WORK INSTRUCTIONS »
Without including any images, reproduce each entry exactly.

RECORDS SHOWN »

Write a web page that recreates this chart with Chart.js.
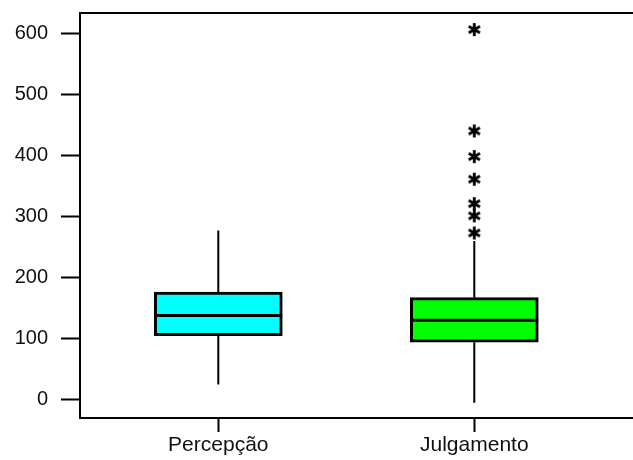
<!DOCTYPE html>
<html>
<head>
<meta charset="utf-8">
<script src="https://cdn.jsdelivr.net/npm/chart.js@4/dist/chart.umd.min.js"></script>
<style>
  html, body { margin: 0; padding: 0; background: #fff; overflow: hidden; }
  #wrap { width: 680px; height: 460px; position: relative; }
</style>
</head>
<body>
<div id="wrap"><canvas id="boxChart"></canvas></div>
<script>
// box plot data
const categories = ["Percepção", "Julgamento"];
const mins    = [25, -5];
const q1s     = [105, 94];
const medians = [138, 130];
const q3s     = [176, 167];
const maxs    = [277, 260];
const outliers = [ [], [273, 301, 321, 361, 398, 440, 606] ];
const boxColors = ["#00ffff", "#00ff00"];
const yTicks = [0, 100, 200, 300, 400, 500, 600];

const FONT = "'Liberation Sans', Arial, Helvetica, sans-serif";

// asterisk marker for outliers
function makeStar() {
    const c = document.createElement("canvas");
    c.width = 15; c.height = 15;
    const g = c.getContext("2d");
    g.strokeStyle = "#000";
    g.lineWidth = 2.8;
    g.beginPath();
    for (let a = 0; a < 3; a++) {
        const ang = Math.PI / 2 + a * Math.PI / 3;
        g.moveTo(7.5 + Math.cos(ang) * 6.5, 7.5 - Math.sin(ang) * 6.5);
        g.lineTo(7.5 - Math.cos(ang) * 6.5, 7.5 + Math.sin(ang) * 6.5);
    }
    g.stroke();
    return c;
}

const outlierPoints = [];
outliers.forEach((list, i) => list.forEach(v => outlierPoints.push({ x: i + 1, y: v })));

// whiskers, medians and the top frame line
const boxExtras = {
    id: "boxExtras",
    afterDatasetsDraw(chart) {
        const ctx = chart.ctx;
        const y = chart.scales.y;
        const meta = chart.getDatasetMeta(0);
        ctx.save();
        ctx.strokeStyle = "#000";
        meta.data.forEach((bar, i) => {
            const half = bar.width / 2;
            ctx.lineWidth = 2;
            ctx.beginPath();
            ctx.moveTo(bar.x, y.getPixelForValue(q3s[i]));
            ctx.lineTo(bar.x, y.getPixelForValue(maxs[i]));
            ctx.moveTo(bar.x, y.getPixelForValue(q1s[i]));
            ctx.lineTo(bar.x, y.getPixelForValue(mins[i]));
            ctx.stroke();
            ctx.lineWidth = 3;
            ctx.beginPath();
            ctx.moveTo(bar.x - half, y.getPixelForValue(medians[i]));
            ctx.lineTo(bar.x + half, y.getPixelForValue(medians[i]));
            ctx.stroke();
        });
        const area = chart.chartArea;
        ctx.lineWidth = 2;
        ctx.beginPath();
        ctx.moveTo(area.left - 1, area.top);
        ctx.lineTo(area.right, area.top);
        ctx.stroke();
        ctx.restore();
    }
};

new Chart(document.getElementById("boxChart"), {
    type: "bar",
    data: {
        datasets: [{
            type: "bar",
            data: categories.map((c, i) => ({ x: i + 1, y: [q1s[i], q3s[i]] })),
            backgroundColor: boxColors,
            borderColor: "#000",
            borderWidth: 3,
            borderSkipped: false,
            barThickness: 128,
            order: 2
        }, {
            type: "scatter",
            data: outlierPoints,
            pointStyle: makeStar(),
            pointRadius: 7,
            order: 1
        }]
    },
    options: {
        responsive: true,
        maintainAspectRatio: false,
        animation: false,
        devicePixelRatio: 1,
        layout: { padding: { top: 13, left: 0, right: 0, bottom: 0 } },
        plugins: { legend: { display: false }, tooltip: { enabled: false } },
        scales: {
            x: {
                type: "linear",
                offset: false,
                min: 0.4598,
                max: 2.7723,
                afterBuildTicks: s => { s.ticks = [{ value: 1 }, { value: 2 }]; },
                afterFit: s => { s.height = 42; },
                grid: { offset: false, drawOnChartArea: false, tickLength: 14, tickColor: "#000", tickWidth: 2 },
                border: { display: true, color: "#000", width: 2 },
                ticks: {
                    callback: v => categories[v - 1],
                    color: "#111",
                    padding: 1,
                    maxRotation: 0,
                    font: { family: FONT, size: 21 }
                }
            },
            y: {
                min: -30,
                max: 633,
                afterBuildTicks: s => { s.ticks = yTicks.map(v => ({ value: v })); },
                afterFit: s => { s.width = 80; },
                grid: { drawOnChartArea: false, tickLength: 19, tickColor: "#000", tickWidth: 2 },
                border: { display: true, color: "#000", width: 2 },
                ticks: {
                    color: "#111",
                    padding: 13,
                    font: { family: FONT, size: 20, lineHeight: 0.01 }
                }
            }
        }
    },
    plugins: [boxExtras]
});
</script>
</body>
</html>
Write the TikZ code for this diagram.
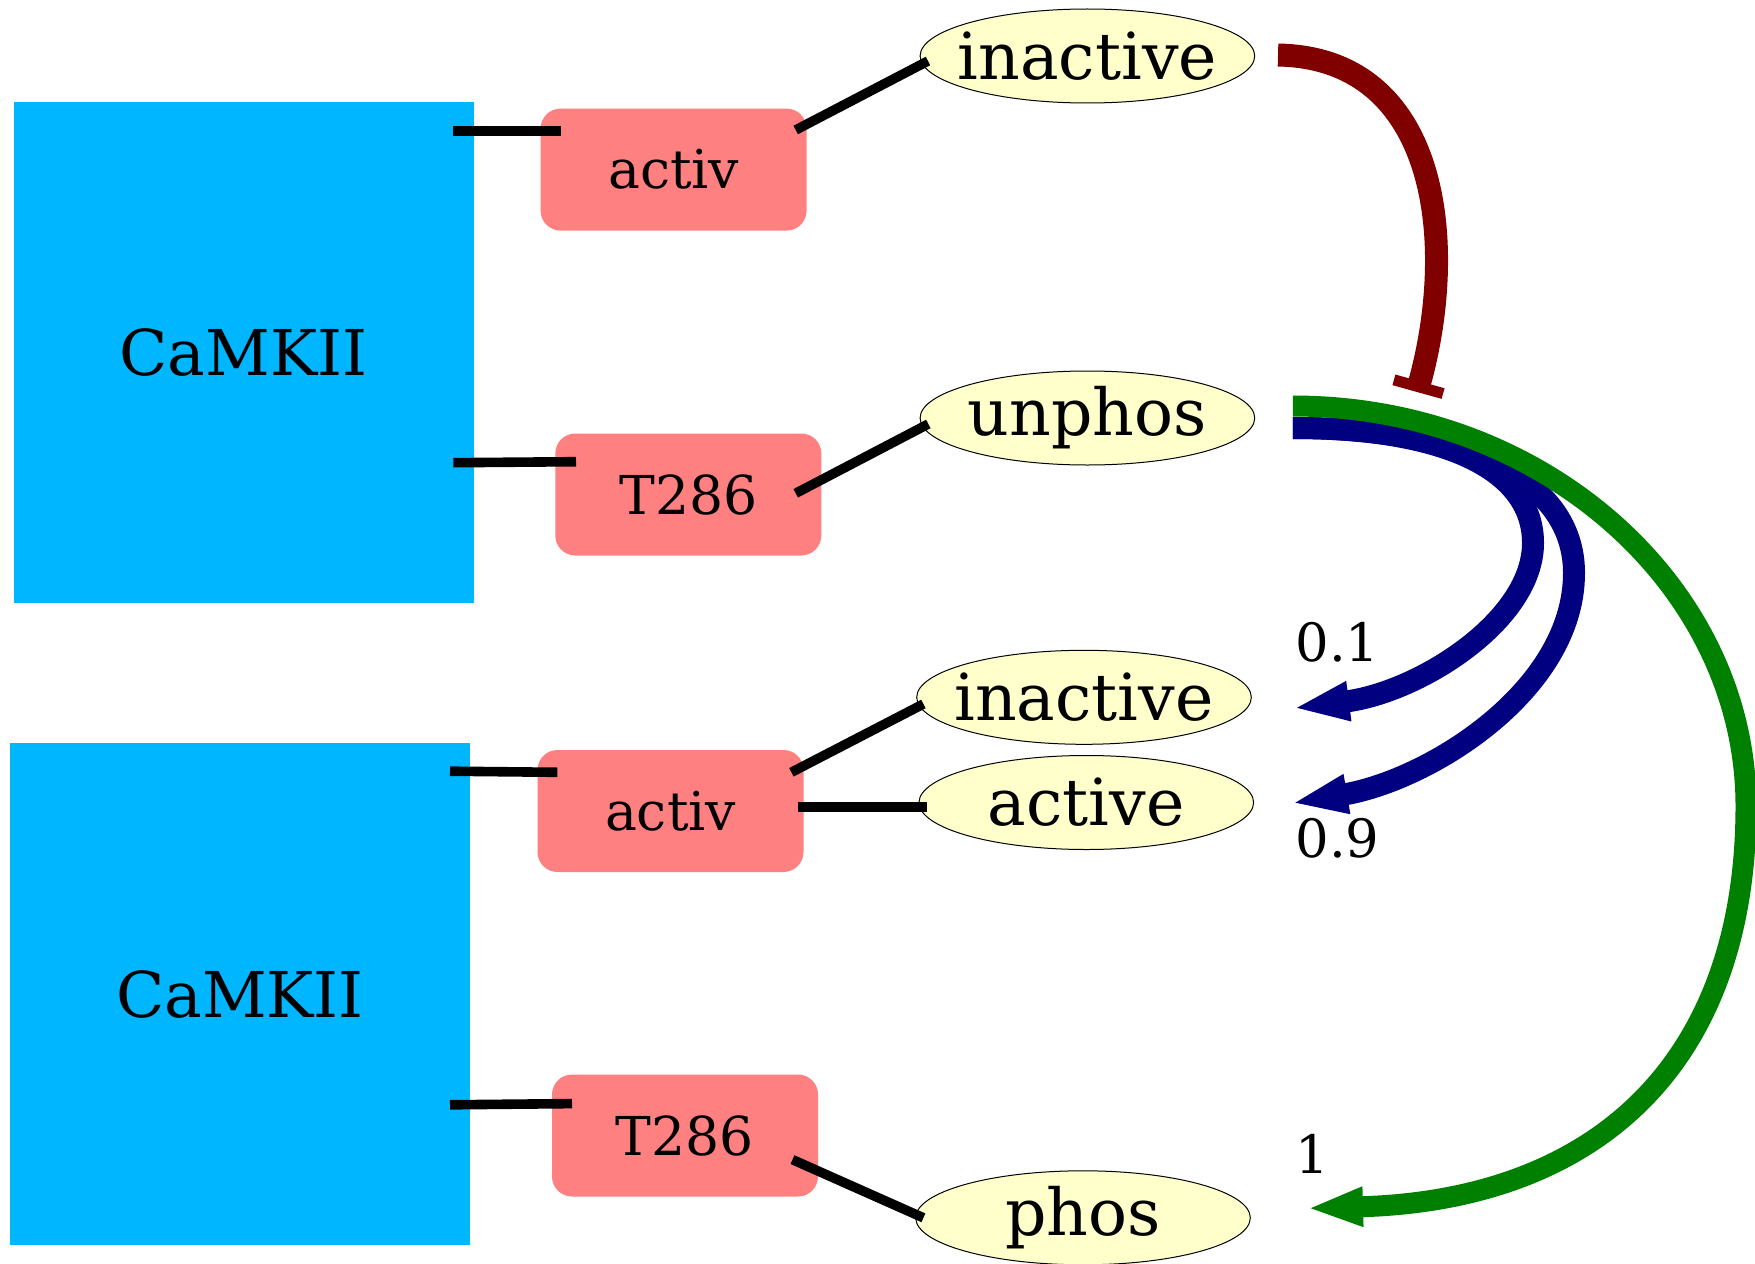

CORRECT OUTPUT »
Write a web page that recreates this chart with Chart.js.
<!DOCTYPE html>
<html>
<head>
<meta charset="utf-8">
<script src="https://cdn.jsdelivr.net/npm/chart.js@4/dist/chart.umd.min.js"></script>
<style>
  html, body { margin: 0; padding: 0; background: #fff; overflow: hidden; }
  #wrap { width: 680px; height: 460px; position: relative; }
</style>
</head>
<body>
<div id="wrap"><canvas id="boxChart"></canvas></div>
<script>
// box plot data
const categories = ["Percepção", "Julgamento"];
const mins    = [25, -5];
const q1s     = [105, 94];
const medians = [138, 130];
const q3s     = [176, 167];
const maxs    = [277, 260];
const outliers = [ [], [273, 301, 321, 361, 398, 440, 606] ];
const boxColors = ["#00ffff", "#00ff00"];
const yTicks = [0, 100, 200, 300, 400, 500, 600];

const FONT = "'Liberation Sans', Arial, Helvetica, sans-serif";

// asterisk marker for outliers
function makeStar() {
    const c = document.createElement("canvas");
    c.width = 15; c.height = 15;
    const g = c.getContext("2d");
    g.strokeStyle = "#000";
    g.lineWidth = 2.8;
    g.beginPath();
    for (let a = 0; a < 3; a++) {
        const ang = Math.PI / 2 + a * Math.PI / 3;
        g.moveTo(7.5 + Math.cos(ang) * 6.5, 7.5 - Math.sin(ang) * 6.5);
        g.lineTo(7.5 - Math.cos(ang) * 6.5, 7.5 + Math.sin(ang) * 6.5);
    }
    g.stroke();
    return c;
}

const outlierPoints = [];
outliers.forEach((list, i) => list.forEach(v => outlierPoints.push({ x: i + 1, y: v })));

// whiskers, medians and the top frame line
const boxExtras = {
    id: "boxExtras",
    afterDatasetsDraw(chart) {
        const ctx = chart.ctx;
        const y = chart.scales.y;
        const meta = chart.getDatasetMeta(0);
        ctx.save();
        ctx.strokeStyle = "#000";
        meta.data.forEach((bar, i) => {
            const half = bar.width / 2;
            ctx.lineWidth = 2;
            ctx.beginPath();
            ctx.moveTo(bar.x, y.getPixelForValue(q3s[i]));
            ctx.lineTo(bar.x, y.getPixelForValue(maxs[i]));
            ctx.moveTo(bar.x, y.getPixelForValue(q1s[i]));
            ctx.lineTo(bar.x, y.getPixelForValue(mins[i]));
            ctx.stroke();
            ctx.lineWidth = 3;
            ctx.beginPath();
            ctx.moveTo(bar.x - half, y.getPixelForValue(medians[i]));
            ctx.lineTo(bar.x + half, y.getPixelForValue(medians[i]));
            ctx.stroke();
        });
        const area = chart.chartArea;
        ctx.lineWidth = 2;
        ctx.beginPath();
        ctx.moveTo(area.left - 1, area.top);
        ctx.lineTo(area.right, area.top);
        ctx.stroke();
        ctx.restore();
    }
};

new Chart(document.getElementById("boxChart"), {
    type: "bar",
    data: {
        datasets: [{
            type: "bar",
            data: categories.map((c, i) => ({ x: i + 1, y: [q1s[i], q3s[i]] })),
            backgroundColor: boxColors,
            borderColor: "#000",
            borderWidth: 3,
            borderSkipped: false,
            barThickness: 128,
            order: 2
        }, {
            type: "scatter",
            data: outlierPoints,
            pointStyle: makeStar(),
            pointRadius: 7,
            order: 1
        }]
    },
    options: {
        responsive: true,
        maintainAspectRatio: false,
        animation: false,
        devicePixelRatio: 1,
        layout: { padding: { top: 13, left: 0, right: 0, bottom: 0 } },
        plugins: { legend: { display: false }, tooltip: { enabled: false } },
        scales: {
            x: {
                type: "linear",
                offset: false,
                min: 0.4598,
                max: 2.7723,
                afterBuildTicks: s => { s.ticks = [{ value: 1 }, { value: 2 }]; },
                afterFit: s => { s.height = 42; },
                grid: { offset: false, drawOnChartArea: false, tickLength: 14, tickColor: "#000", tickWidth: 2 },
                border: { display: true, color: "#000", width: 2 },
                ticks: {
                    callback: v => categories[v - 1],
                    color: "#111",
                    padding: 1,
                    maxRotation: 0,
                    font: { family: FONT, size: 21 }
                }
            },
            y: {
                min: -30,
                max: 633,
                afterBuildTicks: s => { s.ticks = yTicks.map(v => ({ value: v })); },
                afterFit: s => { s.width = 80; },
                grid: { drawOnChartArea: false, tickLength: 19, tickColor: "#000", tickWidth: 2 },
                border: { display: true, color: "#000", width: 2 },
                ticks: {
                    color: "#111",
                    padding: 13,
                    font: { family: FONT, size: 20, lineHeight: 0.01 }
                }
            }
        }
    },
    plugins: [boxExtras]
});
</script>
</body>
</html>
Write the TikZ code for this diagram.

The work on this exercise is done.